The City Council did not require applicants to submit to a background check, an issue raised by some residents on social media after word first got out in late summer about Ford’s felony background.

“There has been a lot of discussion on social media, and I understand most don’t know what the law allows,” Teske wrote. “As we discovered when we first found out about Angel’s felony convictions, there wasn’t much we could do” given that she had already been appointed.

Teske noted that State law and the Montana constitution are clear in that felony convictions do not disqualify someone from running for office or seeking appointment to an office. He also noted that, though the City has learned it can ask that an applicant for appointment submit to a background check, it can’t ask the same of an elected official or someone running for office.
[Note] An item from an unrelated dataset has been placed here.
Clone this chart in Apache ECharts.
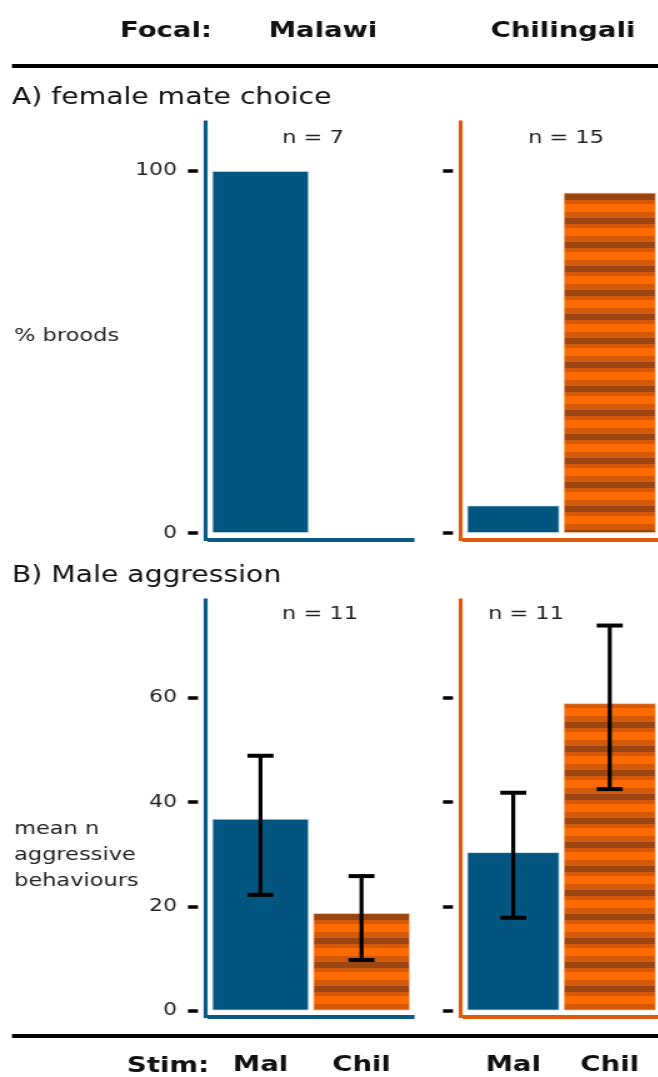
<!DOCTYPE html>
<html>
<head>
<meta charset="utf-8">
<script src="https://cdn.jsdelivr.net/npm/echarts@6/dist/echarts.min.js"></script>
<style>
html,body{margin:0;padding:0;background:#fff;overflow:hidden;}
#wrap{width:526.4px;height:1077px;transform:scaleX(1.25);transform-origin:0 0;}
#main{width:526.4px;height:1077px;}
</style>
</head>
<body>
<div id="wrap"><div id="main"></div></div>
<script>
// ---------------- data ----------------
const stimCategories = ['Mal', 'Chil'];
const focalNames = ['Malawi', 'Chilingali'];
const choicePctMalawi = [100, 0];
const choicePctChilingali = [7.6, 94];
const aggrMeanMalawi = [36.8, 18.7];
const aggrMeanChilingali = [30.4, 59.0];
const aggrLowMalawi = [22.2, 9.7];
const aggrHighMalawi = [48.9, 25.8];
const aggrLowChilingali = [17.8, 42.5];
const aggrHighChilingali = [41.8, 73.9];
const nChoice = [7, 15];
const nAggr = [11, 11];
const choiceTicks = [0, 100];
const aggrTicks = [0, 20, 40, 60];

// ---------------- styles ----------------
const FONT = 'DejaVu Sans';
const BLUE = '#02557f';
const BLUE_LINE = '#0a5a87';
const ORANGE_LINE = '#e05a0c';

function stripeCanvas() {
  const c = document.createElement('canvas');
  c.width = 4; c.height = 24;
  const g = c.getContext('2d');
  const rows = [[0, 2, '#d45a0a'], [2, 6, '#9a4512'], [8, 4, '#d45a0a'], [12, 8, '#ff6a00'], [20, 4, '#d45a0a']];
  rows.forEach(r => { g.fillStyle = r[2]; g.fillRect(0, r[0], 4, r[1]); });
  return c;
}
const STRIPES = { image: stripeCanvas(), repeat: 'repeat' };
const stimFill = [BLUE, STRIPES];
const stimBorder = ['rgba(200,225,240,0.7)', 'rgba(255,200,160,0.7)'];

// grid layout (unscaled coords; page is scaled 1.25x horizontally)
const gridsPx = [
  { left: 168, top: 122, width: 161.6, height: 417.5 },
  { left: 372, top: 122, width: 161.6, height: 417.5 },
  { left: 168, top: 600, width: 161.6, height: 416.5 },
  { left: 372, top: 600, width: 161.6, height: 416.5 }
];
const panelRange = [[-1.8, 113.5], [-1.8, 113.5], [-1.15, 78.8], [-1.15, 78.8]];
const panelTicks = [choiceTicks, choiceTicks, aggrTicks, aggrTicks];
const panelLineColor = [BLUE_LINE, ORANGE_LINE, BLUE_LINE, ORANGE_LINE];
const panelValues = [choicePctMalawi, choicePctChilingali, aggrMeanMalawi, aggrMeanChilingali];

const xAxes = [], yAxes = [], series = [];
for (let g = 0; g < 4; g++) {
  const isB = g >= 2;
  const isLeft = g % 2 === 0;
  xAxes.push({
    type: 'category', gridIndex: g, data: stimCategories, position: 'bottom',
    axisLine: { show: true, onZero: false, lineStyle: { color: panelLineColor[g], width: 4, cap: 'square' } },
    axisTick: { show: false },
    axisLabel: { show: isB, margin: 38, fontSize: 22, fontWeight: 'bold', color: '#111', fontFamily: FONT },
    splitLine: { show: false }
  });
  yAxes.push({
    type: 'value', gridIndex: g, position: 'left', min: panelRange[g][0], max: panelRange[g][1], offset: 3.6,
    axisLine: { show: true, lineStyle: { color: panelLineColor[g], width: 3.2, cap: 'square' } },
    axisTick: { show: false }, axisLabel: { show: false }, splitLine: { show: false }
  });
  yAxes.push({
    type: 'value', gridIndex: g, position: 'left', min: panelRange[g][0], max: panelRange[g][1], offset: 9.6,
    axisLine: { show: false },
    axisTick: { show: true, length: 8, customValues: panelTicks[g], lineStyle: { color: '#000', width: 3.5 } },
    axisLabel: { show: isLeft, customValues: panelTicks[g], margin: 16.8, fontSize: 17.5, color: '#222', fontFamily: FONT },
    splitLine: { show: false }
  });
  series.push({
    type: 'bar', xAxisIndex: g, yAxisIndex: 2 * g, barCategoryGap: '4%',
    data: panelValues[g].map((v, i) => ({
      value: v,
      itemStyle: { color: stimFill[i], borderColor: stimBorder[i], borderWidth: v ? 1 : 0, opacity: v ? 1 : 0 }
    })),
    emphasis: { disabled: true }, silent: true
  });
}

function errorSeries(g, lows, highs) {
  return {
    type: 'custom', xAxisIndex: g, yAxisIndex: 2 * g, z: 10, silent: true,
    data: lows.map((lo, i) => [i, lo, highs[i]]),
    renderItem: function (params, api) {
      const lo = api.coord([api.value(0), api.value(1)]);
      const hi = api.coord([api.value(0), api.value(2)]);
      const hw = 10.4;
      const st = { stroke: '#000', lineWidth: 3.2 };
      const cap = { stroke: '#000', lineWidth: 4 };
      return {
        type: 'group', children: [
          { type: 'line', shape: { x1: lo[0], y1: lo[1], x2: hi[0], y2: hi[1] }, style: st },
          { type: 'line', shape: { x1: hi[0] - hw, y1: hi[1], x2: hi[0] + hw, y2: hi[1] }, style: cap },
          { type: 'line', shape: { x1: lo[0] - hw, y1: lo[1], x2: lo[0] + hw, y2: lo[1] }, style: cap }
        ]
      };
    }
  };
}
series.push(errorSeries(2, aggrLowMalawi, aggrHighMalawi));
series.push(errorSeries(3, aggrLowChilingali, aggrHighChilingali));

function txt(text, x, y, size, bold, align, extra) {
  return {
    type: 'text', x: x, y: y, silent: true,
    style: Object.assign({
      text: text, fontSize: size, fontWeight: bold ? 'bold' : 'normal', fontFamily: FONT,
      fill: '#111', align: align || 'left', verticalAlign: 'middle'
    }, extra || {})
  };
}

const graphics = [
  txt('Focal:', 96, 31, 22, true),
  txt(focalNames[0], 258.4, 31, 22, true, 'center'),
  txt(focalNames[1], 450.4, 31, 22, true, 'center'),
  { type: 'line', silent: true, shape: { x1: 9.6, y1: 66, x2: 526.4, y2: 66 }, style: { stroke: '#000', lineWidth: 4 } },
  txt('A) female mate choice', 9.6, 98, 22.6, false),
  txt('B) Male aggression', 9.6, 576, 22.6, false),
  txt('% broods', 11.2, 336, 18, false, 'left', { fill: '#222' }),
  txt('mean n\naggressive\nbehaviours', 11.2, 855, 18, false, 'left', { fill: '#222', lineHeight: 26 }),
  txt('n = ' + nChoice[0], 250.4, 138, 18, false, 'center', { fill: '#222' }),
  txt('n = ' + nChoice[1], 452.8, 138, 18, false, 'center', { fill: '#222' }),
  txt('n = ' + nAggr[0], 256, 614, 18, false, 'center', { fill: '#222' }),
  txt('n = ' + nAggr[1], 420.8, 614, 18, false, 'center', { fill: '#222' }),
  { type: 'line', silent: true, shape: { x1: 9.6, y1: 1036, x2: 526.4, y2: 1036 }, style: { stroke: '#000', lineWidth: 4 } },
  txt('Stim:', 101.6, 1066, 22, true)
];

const chart = echarts.init(document.getElementById('main'), null, { renderer: 'canvas', width: 526.4, height: 1077 });
chart.setOption({
  animation: false,
  backgroundColor: '#fff',
  grid: gridsPx.map(p => Object.assign({ containLabel: false }, p)),
  xAxis: xAxes,
  yAxis: yAxes,
  series: series,
  graphic: graphics
});
</script>
</body>
</html>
“As long as there aren’t any restrictions by law for that person to hold office, it is up to the voters to verify,” Teske wrote.

Teske acknowledged that by not disclosing the convictions, Ford had caused distrust among the City Council and the public.

He also expressed his appreciation that Ford resigned ”in a timely manner, like she stated (she would), to avoid any further embarrassment to the City.”

“If Angel would have disclosed the felony convictions when she was appointed, would the Council still have voted to accept her?” Teske wondered. “I don’t know.”

In his email, Teske also addressed social media discussions saying the City Council overlooked other candidates when it selected Ford.

“At the time of Angel’s appointment, she was the only applicant and because we were up against the 30-day time frame that MCA 7-4-4112 states, the council filled the seat,” Teske wrote. “The seat again became open at the next general election … (but) no one but Angel filed for that seat and she was elected by acclamation. Therefore she was legally and duly elected at that time, (and) no longer an appointee.”

To fill the vacancy left by Ford’s resignation, Teske encouraged “interested, legally qualified applicants” to submit a letter of interest, a resume with current references, and a willingness to submit to a background check to City Hall before 5 p.m. Monday, Feb. 12.

“This has been an unfortunate learning experience,” Teske wrote. “But from it we are making policy, so that it doesn’t happen in the future.”